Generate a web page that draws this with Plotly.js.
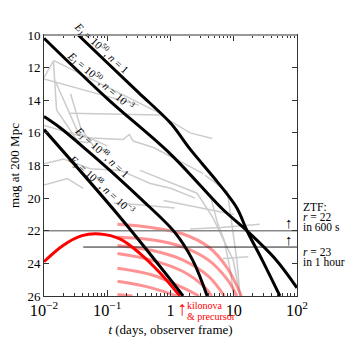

--

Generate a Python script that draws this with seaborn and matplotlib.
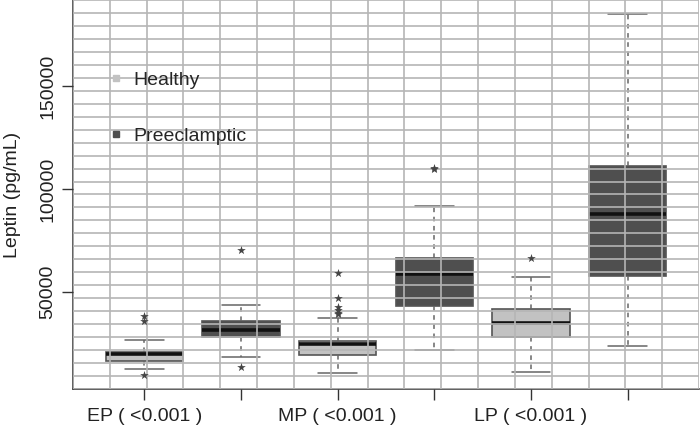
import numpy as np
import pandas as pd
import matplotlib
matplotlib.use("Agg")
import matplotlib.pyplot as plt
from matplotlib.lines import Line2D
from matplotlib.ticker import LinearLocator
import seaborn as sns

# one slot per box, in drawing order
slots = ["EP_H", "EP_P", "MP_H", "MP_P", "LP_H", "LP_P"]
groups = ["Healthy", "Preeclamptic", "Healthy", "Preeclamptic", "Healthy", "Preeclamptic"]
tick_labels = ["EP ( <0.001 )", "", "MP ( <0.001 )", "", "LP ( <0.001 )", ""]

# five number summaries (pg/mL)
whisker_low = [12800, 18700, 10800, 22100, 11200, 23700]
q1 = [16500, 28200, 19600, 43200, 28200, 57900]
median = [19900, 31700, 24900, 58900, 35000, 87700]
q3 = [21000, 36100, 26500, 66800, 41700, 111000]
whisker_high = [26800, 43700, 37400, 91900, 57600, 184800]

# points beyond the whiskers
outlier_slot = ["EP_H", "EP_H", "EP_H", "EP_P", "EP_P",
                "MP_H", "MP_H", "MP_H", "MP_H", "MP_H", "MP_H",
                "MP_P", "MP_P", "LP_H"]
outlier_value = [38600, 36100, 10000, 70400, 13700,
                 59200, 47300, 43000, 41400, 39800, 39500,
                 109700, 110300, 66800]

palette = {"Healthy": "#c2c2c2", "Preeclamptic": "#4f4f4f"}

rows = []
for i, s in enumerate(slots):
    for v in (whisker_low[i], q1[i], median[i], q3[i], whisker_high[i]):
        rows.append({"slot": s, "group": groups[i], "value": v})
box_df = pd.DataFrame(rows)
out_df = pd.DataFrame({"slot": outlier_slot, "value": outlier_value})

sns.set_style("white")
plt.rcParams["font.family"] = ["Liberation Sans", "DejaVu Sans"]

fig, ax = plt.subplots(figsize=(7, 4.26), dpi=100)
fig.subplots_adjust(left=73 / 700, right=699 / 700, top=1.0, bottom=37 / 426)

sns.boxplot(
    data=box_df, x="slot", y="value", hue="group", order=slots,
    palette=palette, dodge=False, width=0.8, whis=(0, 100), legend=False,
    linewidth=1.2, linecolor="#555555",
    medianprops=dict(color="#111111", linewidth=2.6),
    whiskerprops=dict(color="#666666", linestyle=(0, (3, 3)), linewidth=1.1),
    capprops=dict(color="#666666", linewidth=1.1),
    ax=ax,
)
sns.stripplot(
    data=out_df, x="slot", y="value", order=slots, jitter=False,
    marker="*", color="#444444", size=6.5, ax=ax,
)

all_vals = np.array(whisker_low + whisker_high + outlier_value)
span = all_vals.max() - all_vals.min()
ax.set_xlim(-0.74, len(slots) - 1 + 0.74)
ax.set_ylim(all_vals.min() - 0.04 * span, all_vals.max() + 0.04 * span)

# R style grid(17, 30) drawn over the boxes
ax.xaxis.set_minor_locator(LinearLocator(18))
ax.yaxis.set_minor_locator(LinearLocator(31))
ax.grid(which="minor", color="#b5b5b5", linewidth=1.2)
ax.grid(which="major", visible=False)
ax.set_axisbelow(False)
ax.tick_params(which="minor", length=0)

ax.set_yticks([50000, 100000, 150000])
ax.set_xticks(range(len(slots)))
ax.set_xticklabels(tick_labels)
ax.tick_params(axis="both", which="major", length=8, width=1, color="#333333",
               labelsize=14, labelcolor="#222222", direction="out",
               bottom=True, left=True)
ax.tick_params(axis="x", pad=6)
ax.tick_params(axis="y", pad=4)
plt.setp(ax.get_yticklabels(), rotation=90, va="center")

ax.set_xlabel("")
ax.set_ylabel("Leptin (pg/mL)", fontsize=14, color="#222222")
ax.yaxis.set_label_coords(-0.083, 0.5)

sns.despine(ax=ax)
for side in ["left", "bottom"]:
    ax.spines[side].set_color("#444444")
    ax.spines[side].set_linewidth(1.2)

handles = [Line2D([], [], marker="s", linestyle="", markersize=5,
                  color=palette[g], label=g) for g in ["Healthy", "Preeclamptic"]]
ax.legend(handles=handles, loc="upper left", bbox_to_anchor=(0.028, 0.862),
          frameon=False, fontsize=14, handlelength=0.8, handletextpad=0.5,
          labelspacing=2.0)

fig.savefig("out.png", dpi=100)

#### [REQUEST]
Return exactly the lines from the one with "Generate a Python" to the one with "whisker_high = [26800, 43700, 37400, 91900, 57600, 184800]", inclusive, and nothing else; skip the pictures.

#### [IN RESPONSE]
Generate a Python script that draws this with seaborn and matplotlib.
import numpy as np
import pandas as pd
import matplotlib
matplotlib.use("Agg")
import matplotlib.pyplot as plt
from matplotlib.lines import Line2D
from matplotlib.ticker import LinearLocator
import seaborn as sns

# one slot per box, in drawing order
slots = ["EP_H", "EP_P", "MP_H", "MP_P", "LP_H", "LP_P"]
groups = ["Healthy", "Preeclamptic", "Healthy", "Preeclamptic", "Healthy", "Preeclamptic"]
tick_labels = ["EP ( <0.001 )", "", "MP ( <0.001 )", "", "LP ( <0.001 )", ""]

# five number summaries (pg/mL)
whisker_low = [12800, 18700, 10800, 22100, 11200, 23700]
q1 = [16500, 28200, 19600, 43200, 28200, 57900]
median = [19900, 31700, 24900, 58900, 35000, 87700]
q3 = [21000, 36100, 26500, 66800, 41700, 111000]
whisker_high = [26800, 43700, 37400, 91900, 57600, 184800]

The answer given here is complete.